National Commission on Military, National, and Public Service

Agency overview
- Agency executive: Kent Abernathy, Executive Director;
- Website: inspire2serve.gov

= National Commission on Military, National, and Public Service =

The National Commission on Military, National, and Public Service was a United States temporary federal agency established by the National Defense Authorization Act for Fiscal Year 2017.

==Purpose==

The commission was formed by Congress to:
1. conduct a review of the military selective service process (commonly referred to as ‘‘the draft’’); and
2. consider methods to increase participation in military, national, and public service in order to address national security and other public service needs of the Nation.

==Scope of Review==

The legislation creating the commission outlined that the commission should consider:

1. the need for a military selective service process, including the continuing need for a mechanism to draft large numbers of replacement combat troops;
2. means by which to foster a greater attitude and ethos of service among United States youth, including an increased propensity for military service;
3. the feasibility and advisability of modifying the military selective service process in order to obtain for military, national, and public service individuals with skills (such as medical, dental, and nursing skills, language skills, cyber skills, and science, technology, engineering, and mathematics (STEM) skills) for which the Nation has a critical need, without regard to age or sex; and
4. the feasibility and advisability of including in the military selective service process, as so modified, an eligibility or entitlement for the receipt of one or more Federal benefits (such as educational benefits, subsidized or secured student loans, grants or hiring preferences) specified by the Commission for purposes of the review.

==Commissioners==

Appointed members of the Commission were:

| Commissioner | Background | Appointed by | Position |
|---|---|---|---|
| Edward T. Allard III | former Deputy Director of the Selective Service System | Nancy Pelosi |  |
| Steve Barney | former General Counsel to the Senate Armed Services Committee | John McCain |  |
| Janine Davidson | former Under Secretary of the Navy | Barack Obama |  |
| Mark Gearan | former director of the Peace Corps | Jack Reed | Vice Chair for National and Public Service |
| Avril Haines | former Principal Deputy National Security Advisor | Barack Obama |  |
| Joe Heck | Brigadier General, U.S. Army Reserve; former Member of the House of Representatives (R-NV) | Mitch McConnell | Chairman |
| Jeanette James | former Professional Staff Member of the House Armed Services Committee | Mac Thornberry |  |
| Alan Khazei | Founder and Chief Executive Officer of Be the Change, Inc. | Chuck Schumer |  |
| Thomas Kilgannon | President of Freedom Alliance | Paul Ryan |  |
| Shawn Skelly | former director, Executive Secretariat, U.S. Department of Transportation | Barack Obama |  |
| Debra Wada | former Assistant Secretary of the Army (Manpower and Reserve Affairs) | Adam Smith | Vice Chair for Military Service |

==Activities==

The Commission requested written comments from the public on a list of questions it was considering, and held a series of hearings and site visits in 2018 including public meetings in Harrisburg, Pennsylvania, and Denver, Colorado. In 2019, the Commission held a series of formal public hearings with panels of invited witnesses. According to documents released in response to a Freedom Of Information Act (FOIA) request, the Commission also held closed-door meetings and received closed-door briefings. On 13 November 2019, members of the Commission held a conference call with anti-draft organizations and activists.

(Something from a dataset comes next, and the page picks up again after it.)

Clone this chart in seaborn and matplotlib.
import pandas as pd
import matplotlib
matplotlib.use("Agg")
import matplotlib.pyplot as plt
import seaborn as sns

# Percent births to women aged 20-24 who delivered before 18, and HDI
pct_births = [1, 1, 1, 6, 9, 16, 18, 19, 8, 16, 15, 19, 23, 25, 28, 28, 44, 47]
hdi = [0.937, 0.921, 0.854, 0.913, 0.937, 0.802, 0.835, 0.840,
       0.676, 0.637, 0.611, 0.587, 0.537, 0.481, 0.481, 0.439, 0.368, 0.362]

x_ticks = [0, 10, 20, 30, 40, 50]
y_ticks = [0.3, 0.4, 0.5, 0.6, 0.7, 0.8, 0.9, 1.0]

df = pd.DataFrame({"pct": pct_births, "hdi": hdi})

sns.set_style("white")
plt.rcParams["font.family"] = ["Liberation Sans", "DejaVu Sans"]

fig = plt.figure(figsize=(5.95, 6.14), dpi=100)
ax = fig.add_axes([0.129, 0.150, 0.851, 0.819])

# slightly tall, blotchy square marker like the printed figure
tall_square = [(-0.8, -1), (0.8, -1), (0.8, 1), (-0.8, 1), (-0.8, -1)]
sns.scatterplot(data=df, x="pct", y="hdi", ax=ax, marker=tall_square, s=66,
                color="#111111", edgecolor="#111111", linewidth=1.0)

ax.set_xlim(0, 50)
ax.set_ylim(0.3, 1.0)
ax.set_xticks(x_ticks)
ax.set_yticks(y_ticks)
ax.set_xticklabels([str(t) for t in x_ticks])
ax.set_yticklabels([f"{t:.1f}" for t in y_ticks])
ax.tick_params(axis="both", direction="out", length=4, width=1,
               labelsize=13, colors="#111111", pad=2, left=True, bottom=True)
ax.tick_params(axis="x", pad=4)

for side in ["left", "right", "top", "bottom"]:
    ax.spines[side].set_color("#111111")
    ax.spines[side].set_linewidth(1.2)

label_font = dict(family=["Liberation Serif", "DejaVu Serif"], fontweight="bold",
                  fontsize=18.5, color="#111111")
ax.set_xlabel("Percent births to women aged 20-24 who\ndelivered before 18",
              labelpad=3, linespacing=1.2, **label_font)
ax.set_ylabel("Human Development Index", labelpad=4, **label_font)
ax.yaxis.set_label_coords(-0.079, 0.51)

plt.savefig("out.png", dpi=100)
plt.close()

Minutes of the commission's deliberations and decisions were released by the National Archives and Records Administration in response to FOIA requests after the Commission was disbanded. In July 2018, the Commission voted 10-0 (one of the 11 members was absent and cast no vote by proxy) to recommend continued contingency planning for a draft. That left open the question of whether to continue, expand, or modify the Selective Service registration program. The Commission decided on most of its recommendations during a series of meetings from July 15–19, 2019, that it described as a "VOTE-O_RAMA". There were 7 Democratic appointments to the Commission (including 4 Congressional appointments and 3 appointments by President Obama) and 4 Republican Congressional appointments. To preclude purely party-line decisions, the Commissioners agreed to require 8 votes for any final recommendation. On 16 July 2019, the Commissioners voted 7-4 in favor of recommending expanding draft registration to women. According to their own self-imposed rules, this left them unable to make a recommendation on this issue. Two days later, after one of the Commissioners in the minority had been persuaded to change their vote, the NCMNPS reconsidered the question and voted 8-3 to recommend expanding draft registration to women.

==Reports==
On January 23, 2019, the Commission released an interim report outlining the various options. On March 25, 2020, after holding various public hearings and closed-door, invitation-only meetings, the Commission issued its final report. The report recommends that the requirement for young men to register with the Selective Service System should be retained and should be expanded to include young women as well. The report also made various other recommendations with respect to the Selective Service System and voluntary national and public (government) service.